Se deben modernizar los mecanismos de coexistencia entre los territorios, huyendo de la dilución por igualación. No sé si debe ser federalismo, confederación u otra fórmula, pero o se cambia la mentalidad apriorística de la indisolubilidad y de la existencia de una única nación o que algunos se preparen para las declaraciones unilaterales de independencia, empezando por la catalana.
Se debe dar la opción a la ciudadanía de decidir el modelo de Estado, en votación separada del resto de la Constitución, como se hizo en Italia. Es el momento de agradecerle al Rey sus desvelos, pero hay que asumir que ahora decidimos todos si queremos seguir con una Monarquía o preferimos una República, que puede ser como en EEUU (un solo Jefe de Estado y de Gobierno) o como en Francia o Alemania ( un Jefe de Estado y un Jefe de Gobierno).
Se debe revisar en profundidad la existencia del Senado y sus funciones. Para ser lo que es hoy, puede desaparecer. Para ser lo que debe ser, debe regularse de forma absolutamente diferente.
Se debe ampliar el capítulo de derechos fundamentales y libertades públicas, dando paso a los derechos sociales, sanitarios y medioambientales, que deben dejar de ser meros principios rectores de la política social y económica.

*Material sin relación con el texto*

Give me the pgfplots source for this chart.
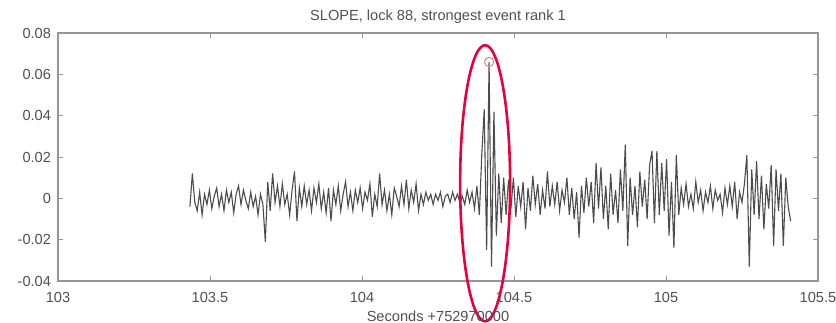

Y así, la lista podría ser muy larga.
Lo que no han entendido los adalides y voceros de la catástrofe post-revisión o reforma constitucional es que tras la revisión o reforma de una Constitución no viene el vacío sideral ni los jinetes del apocalipsis. Viene una Constitución reformada.
El Derecho es algo vivo. Ni es algo inamovible, ni es algo metafísico o sacro. O el Derecho se mueve al ritmo de la sociedad o pierde “de facto” su vigencia, como se estudia en la Facultad.
Y la Constitución es una norma jurídica. No es una reliquia, ni es la panacea universal, ni la respuesta a todos nuestros problemas y desdichas. Es lo que es, ni más ni menos.
Negarse a la reforma constitucional por miedo a sus consecuencias políticas sería volver atrás, a las Leyes Fundamentales, al poder ejercido de arriba abajo y a creer que los ciudadanos no están preparados para decidir su futuro.